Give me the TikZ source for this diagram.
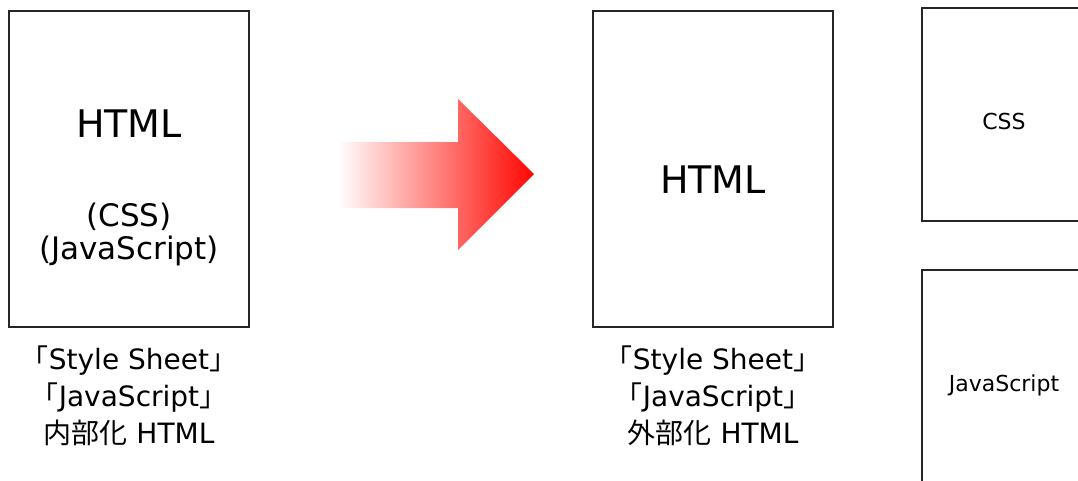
\documentclass[tikz,border=0pt]{standalone}
\usepackage{fontspec}
\setmainfont{DejaVu Sans}
\newfontfamily\jpfont{Noto Sans CJK JP}
\newcommand{\jp}[1]{{\jpfont #1}}
\usetikzlibrary{positioning}

\begin{document}
\begin{tikzpicture}[x=1pt,y=-1pt]
\tikzstyle{pagebox} = [draw=black!85, line width=2pt, minimum width=240pt, minimum height=316pt, inner sep=0pt]
\tikzstyle{filebox} = [draw=black!85, line width=2pt, minimum width=164pt, inner sep=0pt]
\tikzstyle{bigtext} = [font=\fontsize{38}{40}\selectfont, inner sep=0pt]
\tikzstyle{midtext} = [font=\fontsize{31}{33}\selectfont, align=center, inner sep=0pt]
\tikzstyle{smalltext} = [font=\fontsize{22}{24}\selectfont, inner sep=0pt]
\tikzstyle{caption} = [font=\fontsize{28}{37}\selectfont, align=center, inner sep=0pt]

\fill[white] (0,0) rectangle (1078,480);
\useasboundingbox (0,0) rectangle (1078,480);
\clip (0,0) rectangle (1078,480);

% before: everything inside the html
\node[pagebox] (inner) at (129,169) {};
\node[bigtext] (innerhtml) at (129,124) {HTML};
\node[midtext] (innerparts) at (129,234) {(CSS)\\(JavaScript)};
\node[caption, below=18pt of inner] (innercap)
  {\jp{「}Style Sheet\jp{」}\\\jp{「}JavaScript\jp{」}\\\jp{内部化} HTML};

% the arrow
\shade[left color=white, right color=red!95!orange] (338,142) -- (458,142) -- (458,99) -- (534,174)
  -- (458,250) -- (458,208) -- (338,208) -- cycle;

% after: html with outside files
\node[pagebox] (outer) at (713,169) {};
\node[bigtext] (outerhtml) at (713,180) {HTML};
\node[caption, below=18pt of outer] (outercap)
  {\jp{「}Style Sheet\jp{」}\\\jp{「}JavaScript\jp{」}\\\jp{外部化} HTML};

\node[filebox, minimum height=213pt] (cssfile) at (1004,114.5) {};
\node[smalltext] (csstext) at (1004,121) {CSS};
\node[filebox, minimum height=230pt] (jsfile) at (1004,385) {};
\node[smalltext] (jstext) at (jsfile.center) {JavaScript};
\end{tikzpicture}
\end{document}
----------
→ WHAT IS REQUIRED: Every line of the material is to be quoted exactly, with no pictures carried over.

→ OUTPUT BELOW:
Give me the TikZ source for this diagram.
\documentclass[tikz,border=0pt]{standalone}
\usepackage{fontspec}
\setmainfont{DejaVu Sans}
\newfontfamily\jpfont{Noto Sans CJK JP}
\newcommand{\jp}[1]{{\jpfont #1}}
\usetikzlibrary{positioning}

\begin{document}
\begin{tikzpicture}[x=1pt,y=-1pt]
\tikzstyle{pagebox} = [draw=black!85, line width=2pt, minimum width=240pt, minimum height=316pt, inner sep=0pt]
\tikzstyle{filebox} = [draw=black!85, line width=2pt, minimum width=164pt, inner sep=0pt]
\tikzstyle{bigtext} = [font=\fontsize{38}{40}\selectfont, inner sep=0pt]
\tikzstyle{midtext} = [font=\fontsize{31}{33}\selectfont, align=center, inner sep=0pt]
\tikzstyle{smalltext} = [font=\fontsize{22}{24}\selectfont, inner sep=0pt]
\tikzstyle{caption} = [font=\fontsize{28}{37}\selectfont, align=center, inner sep=0pt]

\fill[white] (0,0) rectangle (1078,480);
\useasboundingbox (0,0) rectangle (1078,480);
\clip (0,0) rectangle (1078,480);

% before: everything inside the html
\node[pagebox] (inner) at (129,169) {};
\node[bigtext] (innerhtml) at (129,124) {HTML};
\node[midtext] (innerparts) at (129,234) {(CSS)\\(JavaScript)};
\node[caption, below=18pt of inner] (innercap)
  {\jp{「}Style Sheet\jp{」}\\\jp{「}JavaScript\jp{」}\\\jp{内部化} HTML};

% the arrow
\shade[left color=white, right color=red!95!orange] (338,142) -- (458,142) -- (458,99) -- (534,174)
  -- (458,250) -- (458,208) -- (338,208) -- cycle;

% after: html with outside files
\node[pagebox] (outer) at (713,169) {};
\node[bigtext] (outerhtml) at (713,180) {HTML};
\node[caption, below=18pt of outer] (outercap)
  {\jp{「}Style Sheet\jp{」}\\\jp{「}JavaScript\jp{」}\\\jp{外部化} HTML};

\node[filebox, minimum height=213pt] (cssfile) at (1004,114.5) {};
\node[smalltext] (csstext) at (1004,121) {CSS};
\node[filebox, minimum height=230pt] (jsfile) at (1004,385) {};
\node[smalltext] (jstext) at (jsfile.center) {JavaScript};
\end{tikzpicture}
\end{document}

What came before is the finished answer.